Tactically, neither side succeeded in dislodging the other from their positions during the day. The French withdrew during the night. The battle was a strategic victory for the Prussians. Bazaine had failed to make it to Verdun. After the Battle of Gravelotte on 18 August, the Prussians trapped Bazaine in the city on 19 August, and the Siege of Metz ensued, concluding with the surrender of the French Army of the Rhine on 27 October.

Von Bredow's death ride "was perhaps the last successful cavalry charge in Western European warfare". Its success won it renown among military historians, which created a myth to the effect that for some decades 'Bredow’s achievement was the norm', that cavalry could still play a decisive role in battle in a modern war between equally equipped forces, and so cavalry units continued to be part of the armed forces of major European powers for the next half century.

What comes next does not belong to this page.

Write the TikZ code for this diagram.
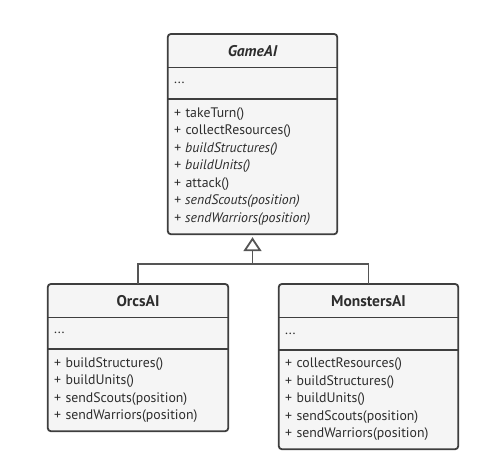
\documentclass[tikz,border=0pt]{standalone}
\usepackage{fontspec}
\setmainfont{PT Sans}
\usetikzlibrary{positioning}
\usetikzlibrary{arrows.meta}
\usetikzlibrary{backgrounds}
\definecolor{boxfill}{RGB}{245,245,245}
\definecolor{boxline}{RGB}{62,62,62}
\definecolor{textcol}{RGB}{45,45,45}
\definecolor{linkcol}{RGB}{85,85,85}

\begin{document}
\begin{tikzpicture}[
  x=1pt, y=-1pt,
  font=\fontsize{13.8}{17.5}\selectfont, text=textcol,
  part/.style={inner xsep=6pt, inner ysep=0pt, align=left, anchor=north},
  head/.style={part, align=center, font=\fontsize{15.5}{17}\selectfont\bfseries, minimum height=33pt},
  attr/.style={part, minimum height=31pt},
  frame/.style={draw=boxline, fill=boxfill, line width=1.8pt, rounded corners=3pt},
  sep/.style={draw=boxline, line width=1.8pt},
  ar/.style={draw=linkcol, line width=1.8pt}
]
\useasboundingbox (0,0) rectangle (480,458);

% abstract class
\node[head, text width=157pt] (gameHead) at (252.5,34) {\itshape GameAI};
\node[attr, text width=157pt, below=0pt of gameHead] (gameAttr) {...};
\node[part, text width=157pt, minimum height=135pt, below=0pt of gameAttr] (gameOps)
  {+ takeTurn()\\
   + collectResources()\\
   \textit{+ buildStructures()}\\
   \textit{+ buildUnits()}\\
   + attack()\\
   \textit{+ sendScouts(position)}\\
   \textit{+ sendWarriors(position)}};

% subclasses
\node[head, text width=168pt] (orcsHead) at (138,284) {OrcsAI};
\node[attr, text width=168pt, below=0pt of orcsHead] (orcsAttr) {...};
\node[part, text width=168pt, minimum height=82pt, below=0pt of orcsAttr] (orcsOps)
  {+ buildStructures()\\
   + buildUnits()\\
   + sendScouts(position)\\
   + sendWarriors(position)};

\node[head, text width=167pt] (monstersHead) at (368.5,284) {MonstersAI};
\node[attr, text width=167pt, minimum height=32pt, below=0pt of monstersHead] (monstersAttr) {...};
\node[part, text width=167pt, minimum height=99pt, below=0pt of monstersAttr] (monstersOps)
  {+ collectResources()\\
   + buildStructures()\\
   + buildUnits()\\
   + sendScouts(position)\\
   + sendWarriors(position)};

\begin{scope}[on background layer]
  \draw[frame] (gameHead.north west) rectangle (gameOps.south east);
  \draw[frame] (orcsHead.north west) rectangle (orcsOps.south east);
  \draw[frame] (monstersHead.north west) rectangle (monstersOps.south east);
\end{scope}
\draw[sep] (gameHead.south west) -- (gameHead.south east);
\draw[sep] (gameAttr.south west) -- (gameAttr.south east);
\draw[sep] (orcsHead.south west) -- (orcsHead.south east);
\draw[sep] (orcsAttr.south west) -- (orcsAttr.south east);
\draw[sep] (monstersHead.south west) -- (monstersHead.south east);
\draw[sep] (monstersAttr.south west) -- (monstersAttr.south east);

% inheritance
\coordinate (fork) at (252.5,264);
\draw[ar] (orcsHead.north) |- (fork) -| (monstersHead.north);
\draw[ar, -{Triangle[open, length=14pt, width=18pt]}, shorten >=3pt] (fork) -- (gameOps.south);
\end{tikzpicture}
\end{document}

III Corps 15 artillery batteries expended 11,520 rounds during the battle, an average of 768 rounds per battery. Following the consumption of another 2,740 rounds at Gravelotte on 18 August, the corps restocked on 20 August by completely emptying its five artillery ammunition columns, as well as two more assigned to it from other corps. The 25 battalions of III Corps fired 720,496 rounds of small arms ammunition during the battle, an average of 28,819 per battalion. Some of the front-line infantry battalions of III Corps at Mars-la-Tour were the first German infantry formations to face significant ammunition shortages during the war. III Corps, like all other German corps, had abundant supplies of ammunition; the problem was rather that the infantry battalions at the front were so closely engaged with the enemy that they had become too separated from their ammunition columns and quick replenishment was difficult or impossible. Ammunition shortages were limited to only some of the front-line formations; overall, at Mars-la-Tour and during the war as a whole, German infantry ammunition expenditure was less than expected.

===Casualties===
German losses were 15,799 officers and men, including 236 officers and 4,185 men killed, 470 officers, 9,932 men and 9 surgeons wounded and 5 officers and 962 men missing. Horse casualties totalled 2,736. The III Corps suffered 44 per cent of the German casualties and lost 6,955 officers, men and surgeons, including 1,863 killed, 4,889 wounded and 203 missing. The French lost 17,007 officers and men, including 879 officers and 16,128 men, along with one artillery piece.